[Stored items from a collection]
▼
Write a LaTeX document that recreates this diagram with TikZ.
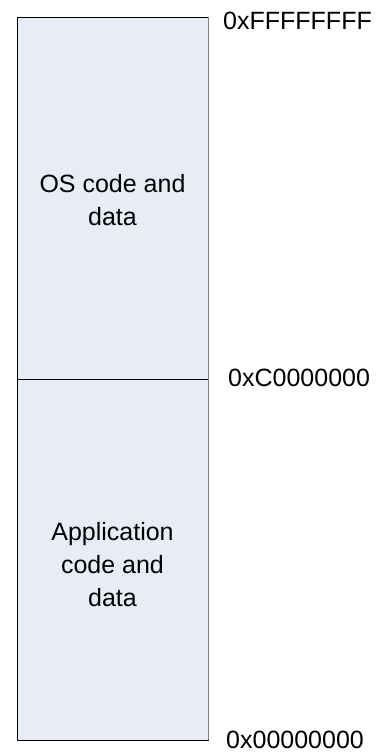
\documentclass[tikz,border=0pt]{standalone}
\usepackage{fontspec}
\setmainfont{Liberation Sans}
\usepackage{tikz}
\usetikzlibrary{positioning}
\definecolor{memfill}{RGB}{231,236,247}

\begin{document}
\begin{tikzpicture}[x=1pt,y=-1pt,every node/.style={inner sep=0pt,font=\fontsize{25}{33}\selectfont}]
  \useasboundingbox (0,0) rectangle (384,755);
  \fill[memfill] (17,17) rectangle (208,740);
  \draw[line width=1pt] (17,17) rectangle (208,740);
  \draw[line width=1pt] (17,379)--(208,379);
  \draw[gray,line width=1pt] (208,17)--(208,740);
  \node[align=center] (os) at (112.5,200) {OS code and\\data};
  \node[align=center] (app) at (112.5,565) {Application\\code and\\data};
  \foreach \x/\y/\a in {223/29/FFFFFFFF,228/386/C0000000,226/748/00000000}
    \node[anchor=base west] (addr\a) at (\x,\y) {0x\a};
\end{tikzpicture}
\end{document}
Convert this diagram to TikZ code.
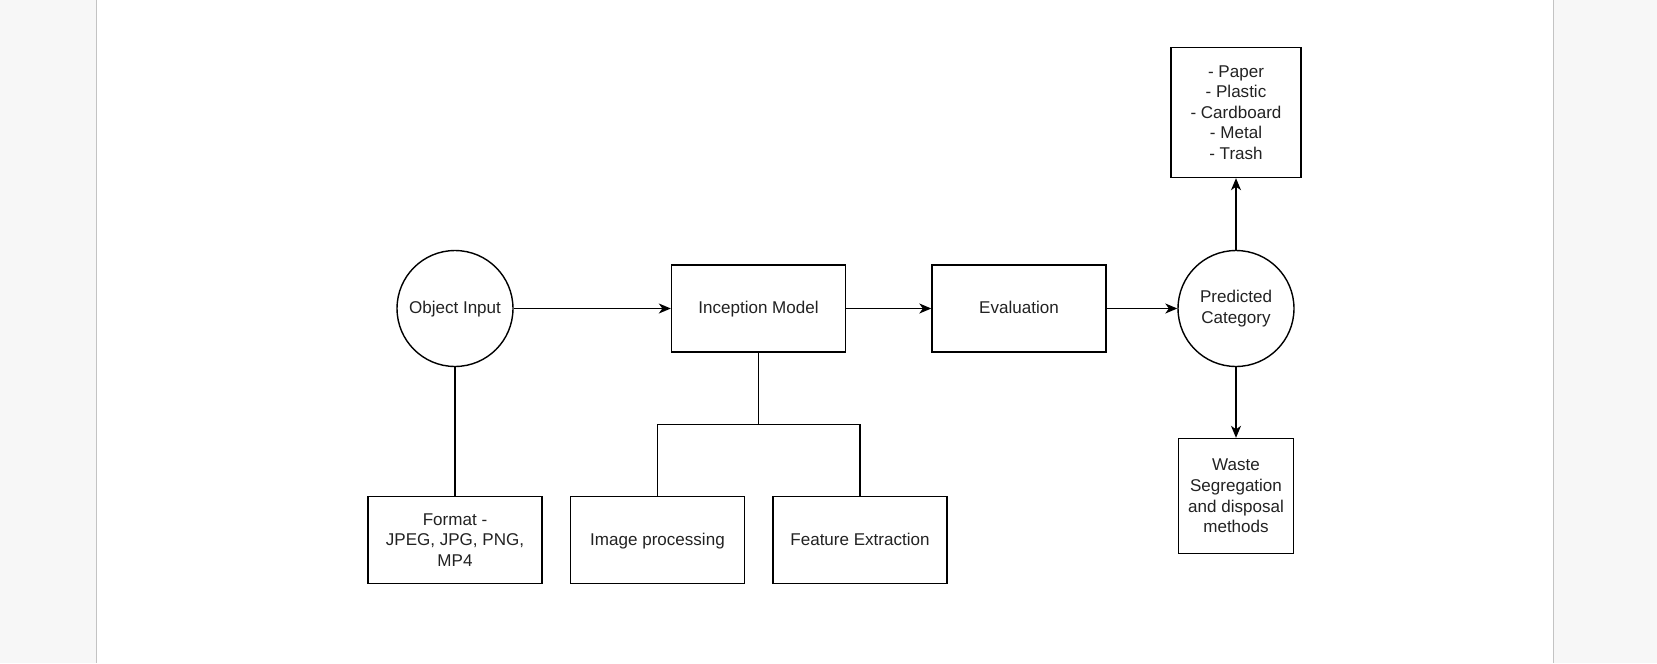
\documentclass[tikz,border=0pt]{standalone}
\usepackage{fontspec}
\setmainfont{Liberation Sans}
\usepackage{tikz}
\usetikzlibrary{positioning, arrows.meta, calc}
\definecolor{pagegray}{RGB}{247,247,247}
\definecolor{edgegray}{RGB}{195,195,195}
\definecolor{inkcolor}{RGB}{34,34,34}

\tikzset{
    box/.style={draw=black, rectangle, line width=0.8pt, fill=white, align=center, text=inkcolor},
    oneline/.style={text height=1.55ex, text depth=0.45ex},
    roundnode/.style={draw=black, circle, minimum size=2.32cm, inner sep=0pt, line width=0.8pt, fill=white, align=center, text=inkcolor},
    flow/.style={-{Stealth[length=2.4mm, width=2mm, inset=0.7mm]}, line width=0.8pt},
    link/.style={line width=0.8pt}
}

\begin{document}
\begin{tikzpicture}[x=0.02cm, y=-0.02cm, font=\fontsize{9.7}{11.7}\selectfont]
    % Page et marges
    \useasboundingbox (0,0) rectangle (1657,663);
    \fill[white] (0,0) rectangle (1657,663);
    \fill[pagegray] (0,0) rectangle (96,663);
    \fill[pagegray] (1554,0) rectangle (1657,663);
    \draw[edgegray, line width=1pt] (96.5,0) -- (96.5,663);
    \draw[edgegray, line width=1pt] (1553.5,0) -- (1553.5,663);

    % Entree
    \node[roundnode, oneline] (objin) at (455,308.5) {Object Input};
    \node[box, minimum width=3.48cm, minimum height=1.74cm] (format) at (455,540) {Format -\\JPEG, JPG, PNG,\\MP4};

    % Modele
    \node[box, oneline, minimum width=3.48cm, minimum height=1.74cm] (incep) at (758.5,308.5) {Inception Model};
    \node[box, oneline, minimum width=3.48cm, minimum height=1.74cm] (imgproc) at (657.5,540) {Image processing};
    \node[box, oneline, minimum width=3.48cm, minimum height=1.74cm] (featext) at (860,540) {Feature Extraction};
    \coordinate (split) at (758.5,424.5);

    % Evaluation et sortie
    \node[box, oneline, minimum width=3.48cm, minimum height=1.74cm] (eval) at (1019,308.5) {Evaluation};
    \node[roundnode] (predcat) at (1236,308.5) {Predicted\\Category};
    \node[box, minimum width=2.6cm, minimum height=2.6cm] (classes) at (1236,112.5) {- Paper\\- Plastic\\- Cardboard\\- Metal\\- Trash};
    \node[box, minimum width=2.3cm, minimum height=2.3cm] (waste) at (1236,496) {Waste\\Segregation\\and disposal\\methods};

    % Liaisons
    \draw[link] (objin) -- (format);
    \draw[flow] (objin) -- (incep);
    \draw[link] (incep) -- (split);
    \draw[link] (imgproc.north) |- (split) -| (featext.north);
    \draw[flow] (incep) -- (eval);
    \draw[flow] (eval) -- (predcat);
    \draw[flow] (predcat) -- (classes);
    \draw[flow] (predcat) -- (waste);
\end{tikzpicture}
\end{document}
▲
[What you are asked to do] Every entry must be written out exactly, with all pictures left out.

[The reply]
Write a LaTeX document that recreates this diagram with TikZ.
\documentclass[tikz,border=0pt]{standalone}
\usepackage{fontspec}
\setmainfont{Liberation Sans}
\usepackage{tikz}
\usetikzlibrary{positioning}
\definecolor{memfill}{RGB}{231,236,247}

\begin{document}
\begin{tikzpicture}[x=1pt,y=-1pt,every node/.style={inner sep=0pt,font=\fontsize{25}{33}\selectfont}]
  \useasboundingbox (0,0) rectangle (384,755);
  \fill[memfill] (17,17) rectangle (208,740);
  \draw[line width=1pt] (17,17) rectangle (208,740);
  \draw[line width=1pt] (17,379)--(208,379);
  \draw[gray,line width=1pt] (208,17)--(208,740);
  \node[align=center] (os) at (112.5,200) {OS code and\\data};
  \node[align=center] (app) at (112.5,565) {Application\\code and\\data};
  \foreach \x/\y/\a in {223/29/FFFFFFFF,228/386/C0000000,226/748/00000000}
    \node[anchor=base west] (addr\a) at (\x,\y) {0x\a};
\end{tikzpicture}
\end{document}
Convert this diagram to TikZ code.
\documentclass[tikz,border=0pt]{standalone}
\usepackage{fontspec}
\setmainfont{Liberation Sans}
\usepackage{tikz}
\usetikzlibrary{positioning, arrows.meta, calc}
\definecolor{pagegray}{RGB}{247,247,247}
\definecolor{edgegray}{RGB}{195,195,195}
\definecolor{inkcolor}{RGB}{34,34,34}

\tikzset{
    box/.style={draw=black, rectangle, line width=0.8pt, fill=white, align=center, text=inkcolor},
    oneline/.style={text height=1.55ex, text depth=0.45ex},
    roundnode/.style={draw=black, circle, minimum size=2.32cm, inner sep=0pt, line width=0.8pt, fill=white, align=center, text=inkcolor},
    flow/.style={-{Stealth[length=2.4mm, width=2mm, inset=0.7mm]}, line width=0.8pt},
    link/.style={line width=0.8pt}
}

\begin{document}
\begin{tikzpicture}[x=0.02cm, y=-0.02cm, font=\fontsize{9.7}{11.7}\selectfont]
    % Page et marges
    \useasboundingbox (0,0) rectangle (1657,663);
    \fill[white] (0,0) rectangle (1657,663);
    \fill[pagegray] (0,0) rectangle (96,663);
    \fill[pagegray] (1554,0) rectangle (1657,663);
    \draw[edgegray, line width=1pt] (96.5,0) -- (96.5,663);
    \draw[edgegray, line width=1pt] (1553.5,0) -- (1553.5,663);

    % Entree
    \node[roundnode, oneline] (objin) at (455,308.5) {Object Input};
    \node[box, minimum width=3.48cm, minimum height=1.74cm] (format) at (455,540) {Format -\\JPEG, JPG, PNG,\\MP4};

    % Modele
    \node[box, oneline, minimum width=3.48cm, minimum height=1.74cm] (incep) at (758.5,308.5) {Inception Model};
    \node[box, oneline, minimum width=3.48cm, minimum height=1.74cm] (imgproc) at (657.5,540) {Image processing};
    \node[box, oneline, minimum width=3.48cm, minimum height=1.74cm] (featext) at (860,540) {Feature Extraction};
    \coordinate (split) at (758.5,424.5);

    % Evaluation et sortie
    \node[box, oneline, minimum width=3.48cm, minimum height=1.74cm] (eval) at (1019,308.5) {Evaluation};
    \node[roundnode] (predcat) at (1236,308.5) {Predicted\\Category};
    \node[box, minimum width=2.6cm, minimum height=2.6cm] (classes) at (1236,112.5) {- Paper\\- Plastic\\- Cardboard\\- Metal\\- Trash};
    \node[box, minimum width=2.3cm, minimum height=2.3cm] (waste) at (1236,496) {Waste\\Segregation\\and disposal\\methods};

    % Liaisons
    \draw[link] (objin) -- (format);
    \draw[flow] (objin) -- (incep);
    \draw[link] (incep) -- (split);
    \draw[link] (imgproc.north) |- (split) -| (featext.north);
    \draw[flow] (incep) -- (eval);
    \draw[flow] (eval) -- (predcat);
    \draw[flow] (predcat) -- (classes);
    \draw[flow] (predcat) -- (waste);
\end{tikzpicture}
\end{document}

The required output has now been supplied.